Birtley at the southern extremity of Gateshead Borough lies to the south of Low Fell and the Angel of the North. It is rather hemmed in sort of place being separated from Eighton and Harlow Green on the edge of Gateshead by the A69. On its eastern side it is even more cut off from Washington, in the City of Sunderland by the A1(M) even though it is only metres away. On its west side it is separated from the open countryside of the Team Valley around Ouston and Kibblesworth by the east coast main railway line.

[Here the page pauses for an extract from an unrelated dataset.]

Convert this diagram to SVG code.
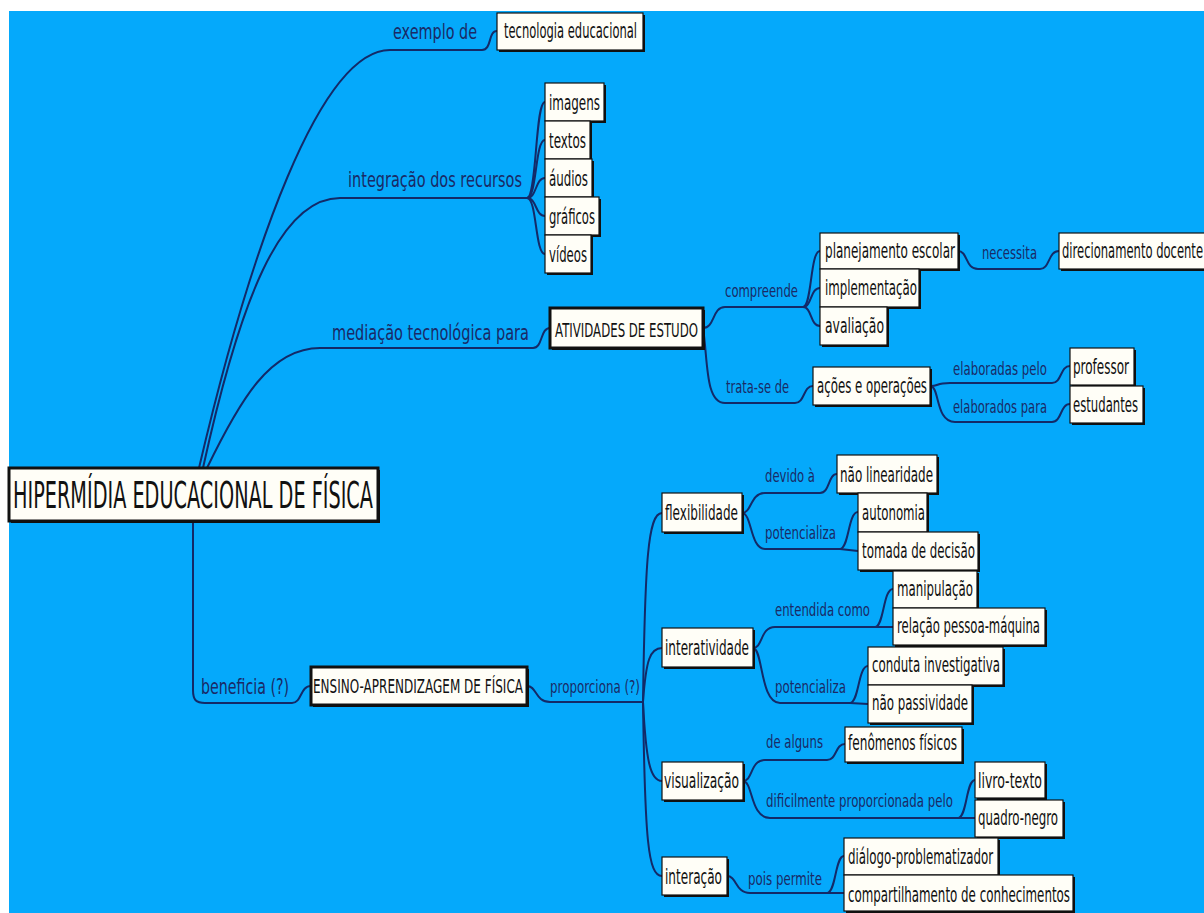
<svg xmlns="http://www.w3.org/2000/svg" width="1204" height="913" viewBox="0 0 1204 913">
<style>
.bg{fill:#05A9FB}
.sh{fill:#111}
.box{fill:#FFFEF7;stroke:#111;stroke-width:1.2}
.boxb{fill:#FFFEF7;stroke:#111;stroke-width:3}
.t{font-family:"DejaVu Sans","Liberation Sans",sans-serif;font-size:21px;fill:#111}
.tb{font-family:"DejaVu Sans","Liberation Sans",sans-serif;font-size:20px;fill:#111}
.l1{font-family:"DejaVu Sans","Liberation Sans",sans-serif;font-size:22px;fill:#1A2A66}
.l2{font-family:"DejaVu Sans","Liberation Sans",sans-serif;font-size:18px;fill:#1A2A66}
.c path{fill:none;stroke:#132A68;stroke-width:2}
</style>
<rect x="0" y="0" width="1204" height="913" fill="#fff"/>
<rect class="bg" x="9" y="11" width="1195" height="902"/>

<g class="c" id="connectors">
<path d="M199,468 C250,250 320,50 390,50 L482,50 C492,50 488,31 497,31"/>
<path d="M203,468 C240,300 280,198 340,198 L527,198"/>
<path d="M527,198 C537,198 535,102 545,102"/>
<path d="M527,198 C537,198 535,140 545,140"/>
<path d="M527,198 C537,198 535,178 545,178"/>
<path d="M527,198 C537,198 535,216 545,216"/>
<path d="M527,198 C537,198 535,254 545,254"/>
<path d="M207,468 C240,400 270,348 320,348 L533,348 C543,348 540,328 550,328"/>
<path d="M703,328 C715,328 712,307 725,307 L803,307"/>
<path d="M803,307 C812,307 810,251 820,251"/>
<path d="M803,307 C812,307 810,288 820,288"/>
<path d="M803,307 C812,307 810,326 820,326"/>
<path d="M958,251 C968,251 965,269 978,269 L1040,269 C1050,269 1048,251 1059,251"/>
<path d="M703,328 C708,360 705,403 725,403 L795,403 C805,403 803,386 813,386"/>
<path d="M930,386 C940,386 935,383 950,383 L1052,383 C1062,383 1060,366 1070,366"/>
<path d="M930,386 C940,386 935,422 955,422 L1052,422 C1062,422 1060,404 1070,404"/>
<path d="M193,521 L193,690 C193,700 196,703 205,703 L292,703 C302,703 300,686 311,686"/>
<path d="M527,686 C537,686 535,702 550,702 L643,702"/>
<path d="M643,702 C645,560 648,513 662,513"/>
<path d="M643,702 C646,660 650,648 662,648"/>
<path d="M643,702 C646,760 650,781 662,781"/>
<path d="M643,702 C645,840 648,876 662,876"/>
<path d="M742,513 C752,513 750,493 765,493 L820,493 C830,493 828,474 837,474"/>
<path d="M742,513 C752,513 750,549 765,549 L840,549"/>
<path d="M840,549 C849,549 848,512 858,512"/>
<path d="M840,549 L858,551"/>
<path d="M753,648 C763,648 760,627 775,627 L875,627"/>
<path d="M875,627 C884,627 883,589 893,589"/>
<path d="M875,627 L893,627"/>
<path d="M753,648 C763,648 760,703 780,703 L850,703"/>
<path d="M850,703 C859,703 858,666 868,666"/>
<path d="M850,703 L868,704"/>
<path d="M743,781 C753,781 750,760 765,760 L827,760 C837,760 835,744 845,744"/>
<path d="M743,781 C753,781 750,818 770,818 L958,818"/>
<path d="M958,818 C967,818 966,780 975,780"/>
<path d="M958,818 L975,818"/>
<path d="M727,876 C737,876 735,893 750,893 L827,893"/>
<path d="M827,893 C836,893 835,856 844,856"/>
<path d="M827,893 L844,893"/>
</g>

<g id="labels">
<text class="l1" x="393" y="39" textLength="84" lengthAdjust="spacingAndGlyphs">exemplo de</text>
<text class="l1" x="348" y="187" textLength="174" lengthAdjust="spacingAndGlyphs">integração dos recursos</text>
<text class="l1" x="332" y="340" textLength="197" lengthAdjust="spacingAndGlyphs">mediação tecnológica para</text>
<text class="l2" x="725" y="297" textLength="73" lengthAdjust="spacingAndGlyphs">compreende</text>
<text class="l2" x="982" y="259" textLength="55" lengthAdjust="spacingAndGlyphs">necessita</text>
<text class="l2" x="726" y="393" textLength="63" lengthAdjust="spacingAndGlyphs">trata-se de</text>
<text class="l2" x="953" y="375" textLength="94" lengthAdjust="spacingAndGlyphs">elaboradas pelo</text>
<text class="l2" x="953" y="413" textLength="94" lengthAdjust="spacingAndGlyphs">elaborados para</text>
<text class="l1" x="201" y="694" textLength="88" lengthAdjust="spacingAndGlyphs">beneficia (?)</text>
<text class="l2" x="550" y="693" textLength="90" lengthAdjust="spacingAndGlyphs">proporciona (?)</text>
<text class="l2" x="765" y="482" textLength="50" lengthAdjust="spacingAndGlyphs">devido à</text>
<text class="l2" x="765" y="539" textLength="71" lengthAdjust="spacingAndGlyphs">potencializa</text>
<text class="l2" x="775" y="616" textLength="95" lengthAdjust="spacingAndGlyphs">entendida como</text>
<text class="l2" x="775" y="693" textLength="71" lengthAdjust="spacingAndGlyphs">potencializa</text>
<text class="l2" x="766" y="748" textLength="57" lengthAdjust="spacingAndGlyphs">de alguns</text>
<text class="l2" x="766" y="807" textLength="187" lengthAdjust="spacingAndGlyphs">dificilmente proporcionada pelo</text>
<text class="l2" x="748" y="885" textLength="74" lengthAdjust="spacingAndGlyphs">pois permite</text>
</g>

<g id="n-root"><rect class="sh" x="11" y="470" width="369" height="53"/><rect class="boxb" x="9" y="468" width="369" height="53"/><text class="t" style="font-size:37px" x="13" y="508" textLength="360" lengthAdjust="spacingAndGlyphs">HIPERMÍDIA EDUCACIONAL DE FÍSICA</text></g>

<g id="n-tecnologia"><rect class="sh" x="499" y="15" width="146" height="37"/><rect class="box" x="497" y="13" width="146" height="37"/><text class="t" x="504" y="38" textLength="133" lengthAdjust="spacingAndGlyphs">tecnologia educacional</text></g>

<g id="n-imagens"><rect class="sh" x="547" y="85" width="59" height="38"/><rect class="box" x="545" y="83" width="59" height="38"/><text class="t" x="549" y="110" textLength="51" lengthAdjust="spacingAndGlyphs">imagens</text></g>
<g id="n-textos"><rect class="sh" x="547" y="123" width="45" height="38"/><rect class="box" x="545" y="121" width="45" height="38"/><text class="t" x="549" y="148" textLength="37" lengthAdjust="spacingAndGlyphs">textos</text></g>
<g id="n-audios"><rect class="sh" x="547" y="161" width="47" height="38"/><rect class="box" x="545" y="159" width="47" height="38"/><text class="t" x="549" y="186" textLength="39" lengthAdjust="spacingAndGlyphs">áudios</text></g>
<g id="n-graficos"><rect class="sh" x="547" y="199" width="54" height="38"/><rect class="box" x="545" y="197" width="54" height="38"/><text class="t" x="549" y="224" textLength="46" lengthAdjust="spacingAndGlyphs">gráficos</text></g>
<g id="n-videos"><rect class="sh" x="547" y="237" width="46" height="38"/><rect class="box" x="545" y="235" width="46" height="38"/><text class="t" x="549" y="262" textLength="38" lengthAdjust="spacingAndGlyphs">vídeos</text></g>

<g id="n-atividades"><rect class="sh" x="552" y="310" width="153" height="40"/><rect class="boxb" x="550" y="308" width="153" height="40"/><text class="tb" x="555" y="337" textLength="143" lengthAdjust="spacingAndGlyphs">ATIVIDADES DE ESTUDO</text></g>

<g id="n-planejamento"><rect class="sh" x="822" y="235" width="138" height="36"/><rect class="box" x="820" y="233" width="138" height="36"/><text class="t" x="825" y="258" textLength="130" lengthAdjust="spacingAndGlyphs">planejamento escolar</text></g>
<g id="n-implementacao"><rect class="sh" x="822" y="271" width="99" height="38"/><rect class="box" x="820" y="269" width="99" height="38"/><text class="t" x="825" y="295" textLength="92" lengthAdjust="spacingAndGlyphs">implementação</text></g>
<g id="n-avaliacao"><rect class="sh" x="822" y="309" width="67" height="38"/><rect class="box" x="820" y="307" width="67" height="38"/><text class="t" x="825" y="333" textLength="59" lengthAdjust="spacingAndGlyphs">avaliação</text></g>
<g id="n-direcionamento"><rect class="sh" x="1061" y="235" width="160" height="36"/><rect class="box" x="1059" y="233" width="160" height="36"/><text class="t" x="1062" y="258" textLength="141" lengthAdjust="spacingAndGlyphs">direcionamento docente</text></g>

<g id="n-acoes"><rect class="sh" x="815" y="369" width="117" height="38"/><rect class="box" x="813" y="367" width="117" height="38"/><text class="t" x="817" y="393" textLength="110" lengthAdjust="spacingAndGlyphs">ações e operações</text></g>
<g id="n-professor"><rect class="sh" x="1072" y="350" width="64" height="37"/><rect class="box" x="1070" y="348" width="64" height="37"/><text class="t" x="1073" y="374" textLength="56" lengthAdjust="spacingAndGlyphs">professor</text></g>
<g id="n-estudantes"><rect class="sh" x="1072" y="388" width="73" height="37"/><rect class="box" x="1070" y="386" width="73" height="37"/><text class="t" x="1073" y="412" textLength="65" lengthAdjust="spacingAndGlyphs">estudantes</text></g>

<g id="n-ensino"><rect class="sh" x="313" y="669" width="216" height="38"/><rect class="boxb" x="311" y="667" width="216" height="38"/><text class="tb" x="313" y="693" textLength="210" lengthAdjust="spacingAndGlyphs">ENSINO-APRENDIZAGEM DE FÍSICA</text></g>

<g id="n-flexibilidade"><rect class="sh" x="664" y="495" width="80" height="39"/><rect class="box" x="662" y="493" width="80" height="39"/><text class="t" x="665" y="520" textLength="73" lengthAdjust="spacingAndGlyphs">flexibilidade</text></g>
<g id="n-naolinearidade"><rect class="sh" x="839" y="457" width="100" height="38"/><rect class="box" x="837" y="455" width="100" height="38"/><text class="t" x="840" y="482" textLength="93" lengthAdjust="spacingAndGlyphs">não linearidade</text></g>
<g id="n-autonomia"><rect class="sh" x="860" y="495" width="69" height="39"/><rect class="box" x="858" y="493" width="69" height="39"/><text class="t" x="862" y="520" textLength="63" lengthAdjust="spacingAndGlyphs">autonomia</text></g>
<g id="n-tomada"><rect class="sh" x="860" y="534" width="120" height="38"/><rect class="box" x="858" y="532" width="120" height="38"/><text class="t" x="862" y="558" textLength="113" lengthAdjust="spacingAndGlyphs">tomada de decisão</text></g>

<g id="n-interatividade"><rect class="sh" x="664" y="630" width="91" height="39"/><rect class="box" x="662" y="628" width="91" height="39"/><text class="t" x="665" y="655" textLength="84" lengthAdjust="spacingAndGlyphs">interatividade</text></g>
<g id="n-manipulacao"><rect class="sh" x="895" y="573" width="84" height="37"/><rect class="box" x="893" y="571" width="84" height="37"/><text class="t" x="897" y="596" textLength="76" lengthAdjust="spacingAndGlyphs">manipulação</text></g>
<g id="n-relacao"><rect class="sh" x="895" y="610" width="152" height="37"/><rect class="box" x="893" y="608" width="152" height="37"/><text class="t" x="897" y="633" textLength="143" lengthAdjust="spacingAndGlyphs">relação pessoa-máquina</text></g>
<g id="n-conduta"><rect class="sh" x="870" y="649" width="135" height="38"/><rect class="box" x="868" y="647" width="135" height="38"/><text class="t" x="872" y="672" textLength="128" lengthAdjust="spacingAndGlyphs">conduta investigativa</text></g>
<g id="n-naopassividade"><rect class="sh" x="870" y="687" width="104" height="38"/><rect class="box" x="868" y="685" width="104" height="38"/><text class="t" x="872" y="710" textLength="96" lengthAdjust="spacingAndGlyphs">não passividade</text></g>

<g id="n-visualizacao"><rect class="sh" x="664" y="764" width="81" height="38"/><rect class="box" x="662" y="762" width="81" height="38"/><text class="t" x="664" y="788" textLength="75" lengthAdjust="spacingAndGlyphs">visualização</text></g>
<g id="n-fenomenos"><rect class="sh" x="847" y="729" width="117" height="35"/><rect class="box" x="845" y="727" width="117" height="35"/><text class="t" x="848" y="750" textLength="109" lengthAdjust="spacingAndGlyphs">fenômenos físicos</text></g>
<g id="n-livro"><rect class="sh" x="977" y="764" width="70" height="36"/><rect class="box" x="975" y="762" width="70" height="36"/><text class="t" x="978" y="788" textLength="64" lengthAdjust="spacingAndGlyphs">livro-texto</text></g>
<g id="n-quadro"><rect class="sh" x="977" y="802" width="88" height="37"/><rect class="box" x="975" y="800" width="88" height="37"/><text class="t" x="978" y="825" textLength="80" lengthAdjust="spacingAndGlyphs">quadro-negro</text></g>

<g id="n-interacao"><rect class="sh" x="664" y="859" width="65" height="38"/><rect class="box" x="662" y="857" width="65" height="38"/><text class="t" x="665" y="884" textLength="57" lengthAdjust="spacingAndGlyphs">interação</text></g>
<g id="n-dialogo"><rect class="sh" x="846" y="840" width="154" height="37"/><rect class="box" x="844" y="838" width="154" height="37"/><text class="t" x="848" y="864" textLength="145" lengthAdjust="spacingAndGlyphs">diálogo-problematizador</text></g>
<g id="n-compartilhamento"><rect class="sh" x="846" y="877" width="229" height="36"/><rect class="box" x="844" y="875" width="229" height="36"/><text class="t" x="848" y="902" textLength="222" lengthAdjust="spacingAndGlyphs">compartilhamento de conhecimentos</text></g>
</svg>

It’s best connection is with then neighbouring town of Chester-le-Street in County Durham to which it is continuously linked by housing.
The name Birtley means ‘the bright clearing’ and it belonged to the Neville family from the 1300s to 1569 but had previously belonged to the De Birtleys who took their name from the village.
Coal mining took place here from as early as the 1300s and by the 1700s Birtley was mostly inhabited by miners. It was still a village in the nineteenth century but grew to absorb Barley Mow, Portobello and Vigo to the south. Portobello commemorates the British naval victory at Porto Bello near Panama. Vigo commemorates a naval victory of 1702 over the Spanish and French near the Spanish city of that name. Barley Mow was named from a local pub.
An iron works existed at Birtley from the 1820s on the west side of the Durham Road and was operated by the Perkins family of Birtley Hall. One member of this family, Colonel Perkins (1821-1871) is commemorated in a prominent statue in Birtley Village Square. The Perkins name is also remembered in the former mining village of Perkinsville near Chester-le-Street, which was built by the family in 1856 to supply coal for the Birtley iron works. Today the Birtley iron works site is occupied by the Komatsu factory.
Birtley’s Belgian village
Birtley has an extraordinary link with the nation of Belgium as for a short time it was home to an entire village of Belgian nationals. In February 1916, during the First World War, an agreement was made between the British government and the Belgian government in exile whereby Belgians would manage the armaments factories at Birtley and provide labour.
A town called Elisabethville, named from the Belgian Queen was built just north of Birtley and occupied by around 6,000 French and Flemish speaking Belgian refugees along with injured Belgian soldiers.
Fenced off from the rest of Birtley with strict restrictions on access, there were around 40 streets in the town with names like Rue De Namur and Rue De Bruges and a main street called Boulevard Reine Elisabeth.
The houses were huts but Elisabethville had its own school, police force, nunnery, a church, several shops, a hairdressers and licensed premises. There were three choirs in the town, a brass band, a debating society and the Belgians even had their own newspaper.
After Christmas 1918 the war was over and all except around 30 Belgians (who married locals) returned home to Belgium. New streets with English names were built on the site of the town and local people moved in. Today the hut-houses of Elisabethville have long since gone but Birtley’s Elisabeth Avenue marks the site of what was once Boulevard Reine Elisabeth.